President's Rule, also known as 'State Emergency' or 'Constitutional Emergency', is imposed under Article 356 of the Indian Constitution when the constitutional machinery in a state breaks down.
A proclamation of President's Rule must be approved by both Houses of Parliament within two months from the date of its issue.
If the Lok Sabha is dissolved during this two-month period, or if its dissolution takes place without approving the proclamation, then the proclamation survives until 30 days from the first sitting of the Lok Sabha after its reconstitution, provided the Rajya Sabha has approved it in the meantime.
Once approved by both Houses of Parliament, the President's Rule initially lasts for six months. This directly supports the first statement.
The parliamentary approval for the continuation of President's Rule requires a simple majority in both Houses, not a special majority. This makes the third statement incorrect.

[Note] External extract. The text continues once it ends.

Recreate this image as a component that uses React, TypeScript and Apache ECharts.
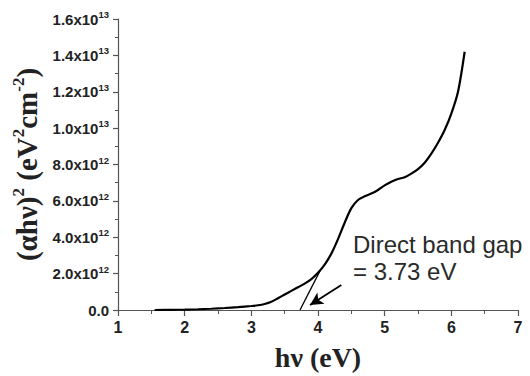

President's Rule can be extended for a maximum period of three years, with parliamentary approval required every six months for each extension.
However, an extension of President's Rule beyond one year is only possible under specific conditions laid down in Article 356(5).
These conditions are:
A proclamation of National Emergency (Article 352) must be in operation in the whole of India, or in the whole or any part of the state concerned.
The Election Commission must certify that the continuance of President's Rule is necessary due to difficulties in holding general elections to the Legislative Assembly of the state concerned.
The second statement accurately describes these specific conditions for extending President's Rule beyond one year.
The 44th Amendment Act of 1978 introduced these stringent conditions to prevent the misuse of President's Rule, especially for extending it beyond one year.
The maximum period for which President's Rule can be imposed in a state is three years. After three years, it must terminate, and popular government must be restored.